El encuentro humano, profundamente humano, es el mejor espacio para encontrarnos con Cristo que nos pone de pie y nos lleva a alabar la vida y a Dios. Este dinamismo profundo del que nos habla éste texto tan paradigmático, no debe quedar en los meros comienzos o en el proceso kerigmático de la evangelización. Ese “mirarnos” debe ser el modo en que la Iglesia se asienta en Cristo y se fortalece para la misión. Mirándonos unos a los otros esclareceremos nuestras pupilas para ver a Dios. El mirarnos los unos a los otros, encontrarnos profundamente, que es mucho más que vernos, es el mejor colirio para ver bien.
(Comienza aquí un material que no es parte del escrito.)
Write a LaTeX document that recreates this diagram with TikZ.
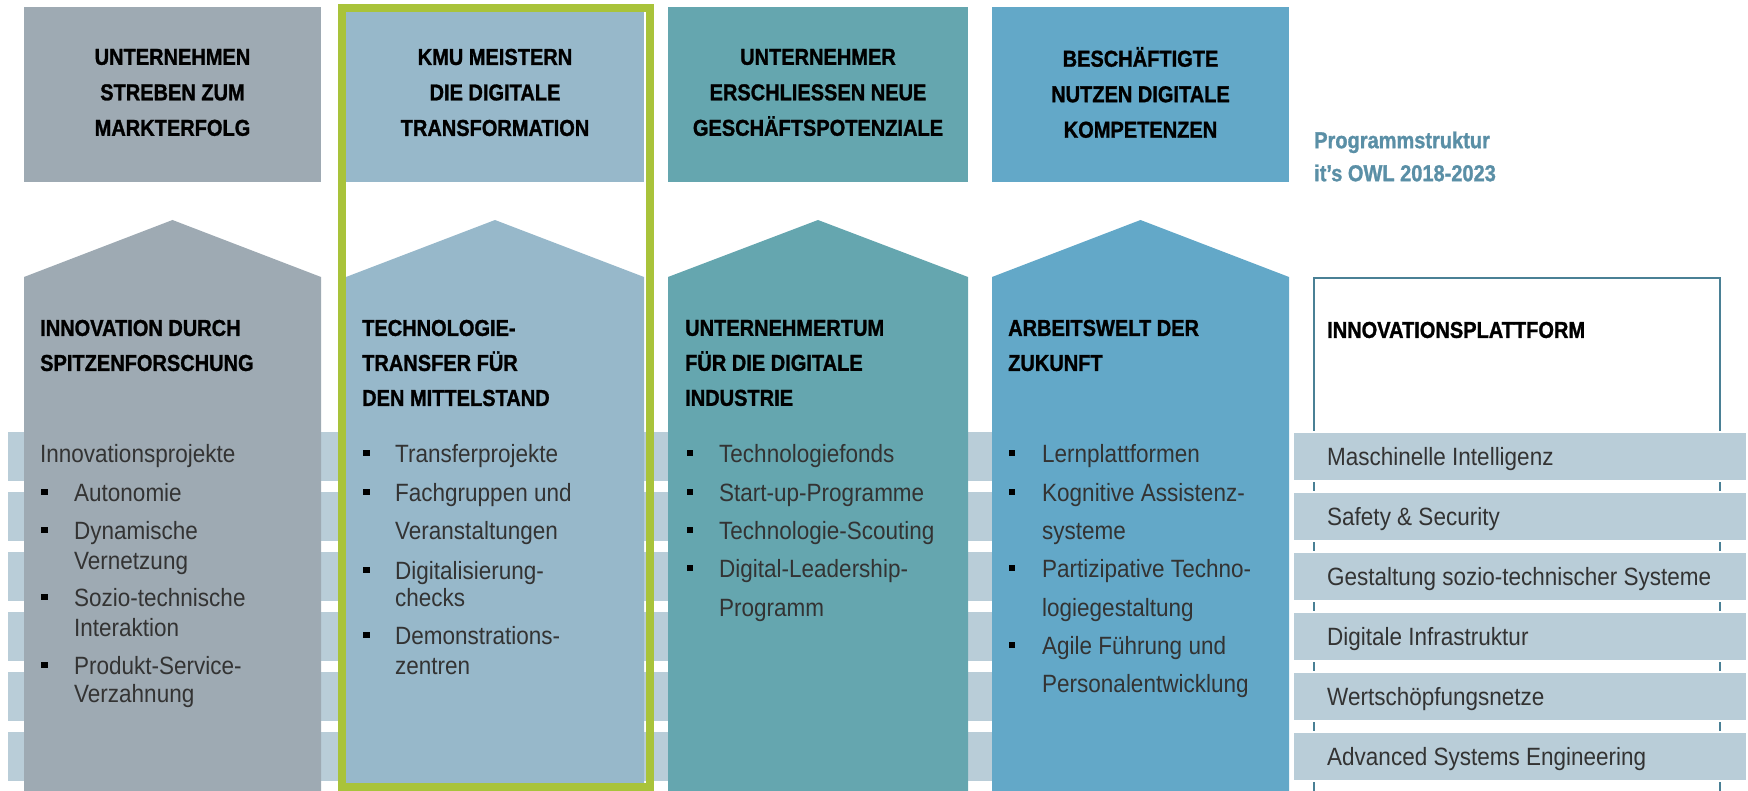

Es el colirio que nos permite descubrir al otro como otro, como la luz que nos permite descubrir la dignidad del ser humano que es lo que más puramente refleja el amor de Dios. Podríamos decir con Rabindranath Tagore que esa es la luz que nos deja ver el amor de Dios. El mirar humano es el que brota del encuentro con los otros. No hay “yo” sin “tú” diría Buber. La mirada humana, la que sabe de verdades, bellezas y de anhelos profundos surge del encuentro con el otro. Esa mirada, “míranos” le dijo Pedro al tullido, es la que cambió todo. Esa mirada es la que nos permite encontrarnos y encontrar a Cristo. Esa misma mirada es la que refleja Tagore en su ofrenda lírica:
“Sí, ya sé, amado de mi corazón, que todo esto, esta luz de oro que salta por las hojas, esta brisa pasajera que me va refrescando la frente; ya sé que todo esto no es más que tu amor.
Esta luz de la mañana, que me inunda los ojos, no es sino tu mensaje a mi alma.
Tu rostro se inclina a mí desde su cenit, tus ojos miran abajo, a mis ojos, y tus pies están sobre mi corazón”1.
No está de más recordar que la palabra Iglesia viene del griego ekklesía, que quiere decir la asamblea de los convocados. El encuentro entre los cristianos será el mejor caldo de cultivo para encontrarnos con “otros” y comunicar la vida de Cristo. En esa forma de ser Iglesia aclararemos la vista a través de la luz que nos permita descubrir a Dios con sus pies en medio de nuestras comunidades, en el corazón de su Iglesia.